Wednesday, January 27, 2016

Easier Winding Up for Investors for Startup India

Faster Exit for Investors : Objective

To make it easier for Startups to wind up operations


Given  the innovative nature  of  Startups, a significant  percentage fail to succeed. In the event of  a business failure,  it is critical  to reallocate capital and resources to more productive avenues and accordingly a swift  and simple process has been proposed for  Startups to wind-up operations.  This will promote entrepreneurs to experiment with new  and innovative ideas, without having  the fear of facing a complex and long-drawn exit process where their  capital remain interminably stuck.

The  Insolvency and  Bankruptcy Bill  2015 (“IBB”), tabled in the Lok Sabha in December  2015 has provisions for the fast track and / or voluntary closure of businesses.

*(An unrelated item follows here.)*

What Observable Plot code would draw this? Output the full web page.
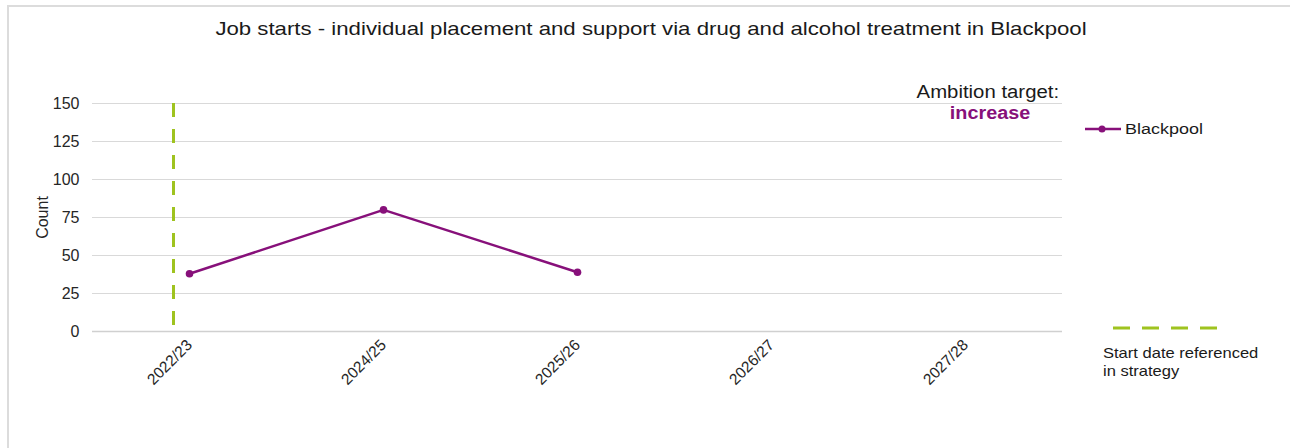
<!DOCTYPE html>
<html>
<head>
<meta charset="utf-8">
<script src="https://cdn.jsdelivr.net/npm/d3@7"></script>
<script src="https://cdn.jsdelivr.net/npm/@observablehq/plot@0.6"></script>
<style>
  html, body { margin: 0; padding: 0; background: #fff; }
  #wrap { position: relative; width: 1290px; height: 448px; overflow: hidden; font-family: "Liberation Sans", Arial, sans-serif; color: #1a1a1a; }
  #frame { position: absolute; left: 7px; top: 5px; width: 1400px; height: 500px; border-left: 2px solid #dcdcdc; border-top: 2px solid #dcdcdc; }
  #title { position: absolute; top: 18px; left: 6px; width: 1290px; text-align: center; font-size: 18.5px; transform: scaleX(1.2); transform-origin: 645px 0; }
  #chart { position: absolute; left: 0; top: 0; }
  .abs { position: absolute; }
</style>
</head>
<body>
<div id="wrap">
  <div id="frame"></div>
  <div id="chart"></div>
  <div id="title">Job starts - individual placement and support via drug and alcohol treatment in Blackpool</div>
  <div class="abs" style="right:231px; top:82px; font-size:18px; text-align:right; transform:scaleX(1.13); transform-origin:100% 0;">Ambition target:</div>
  <div class="abs" style="left:940px; width:100px; top:103px; font-size:18px; font-weight:bold; color:#87107a; text-align:center; transform:scaleX(1.1); transform-origin:50% 0;">increase</div>
  <div class="abs" style="left:1084px; top:119px;">
    <svg width="40" height="20"><line x1="1" y1="10" x2="37" y2="10" stroke="#87107a" stroke-width="2.5"/><circle cx="18" cy="10" r="3.5" fill="#87107a"/></svg>
  </div>
  <div class="abs" style="left:1125px; top:120px; font-size:15.5px; transform:scaleX(1.16); transform-origin:0 0;">Blackpool</div>
  <div class="abs" style="left:1110px; top:320px;">
    <svg width="112" height="16"><line x1="3" y1="8" x2="107" y2="8" stroke="#9fc31f" stroke-width="3" stroke-dasharray="17,12"/></svg>
  </div>
  <div class="abs" style="left:1103px; top:344px; font-size:14.5px; line-height:18px; transform:scaleX(1.14); transform-origin:0 0;">Start date referenced<br>in strategy</div>
</div>
<script>
const years = ["2022/23", "2024/25", "2025/26", "2026/27", "2027/28"];
const blackpool = [38, 80, 39, null, null];
const yTicks = [0, 25, 50, 75, 100, 125, 150];
const startYear = ["2022/23"];

const data = years.map((y, i) => ({year: y, value: blackpool[i]})).filter(d => d.value != null);

const chart = Plot.plot({
  width: 1290,
  height: 448,
  marginTop: 103,
  marginBottom: 117,
  marginLeft: 92,
  marginRight: 228,
  style: {fontFamily: "'Liberation Sans', Arial, sans-serif", fontSize: "15px", color: "#262626", background: "transparent"},
  x: {type: "point", domain: years, padding: 0.5},
  y: {domain: [0, 150]},
  marks: [
    Plot.gridY(yTicks, {stroke: "#d9d9d9", strokeOpacity: 1, strokeWidth: 1}),
    Plot.axisY(yTicks, {tickSize: 0, tickPadding: 13, label: "Count", labelAnchor: "center", labelArrow: "none", labelOffset: 56, fontSize: 16}),
    Plot.axisX(years, {tickSize: 0, tickPadding: 11, tickRotate: -45, label: null, fontSize: 15.5}),
    Plot.ruleY([0], {stroke: "#d0d0d0", strokeWidth: 1.5}),
    Plot.ruleX(startYear, {x: d => d, y1: 150, y2: 0, dx: -16, stroke: "#9fc31f", strokeWidth: 3, strokeDasharray: "14,12"}),
    Plot.line(data, {x: "year", y: "value", stroke: "#87107a", strokeWidth: 2.5}),
    Plot.dot(data, {x: "year", y: "value", fill: "#87107a", r: 3.8})
  ]
});
document.getElementById("chart").appendChild(chart);
</script>
</body>
</html>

In terms of the IBB, Startups with simple debt structures or  those meeting such  criteria as may be specified may be wound up within a period of 90 days from making  of an application for winding up on a fast track basis. In such  instances, an insolvency professional shall be appointed for the Startup, who shall be in charge of the company (the promoters and management shall no longer run the company) for   liquidating  its   assets  and  paying its   creditors  within  six  months  of   such   appointment.  On appointment of the insolvency professional, the liquidator shall be responsible for the swift  closure of the business, sale of assets and repayment of creditors in accordance with the distribution waterfall set out  in the IBB. This process will respect the concept of limited  liability.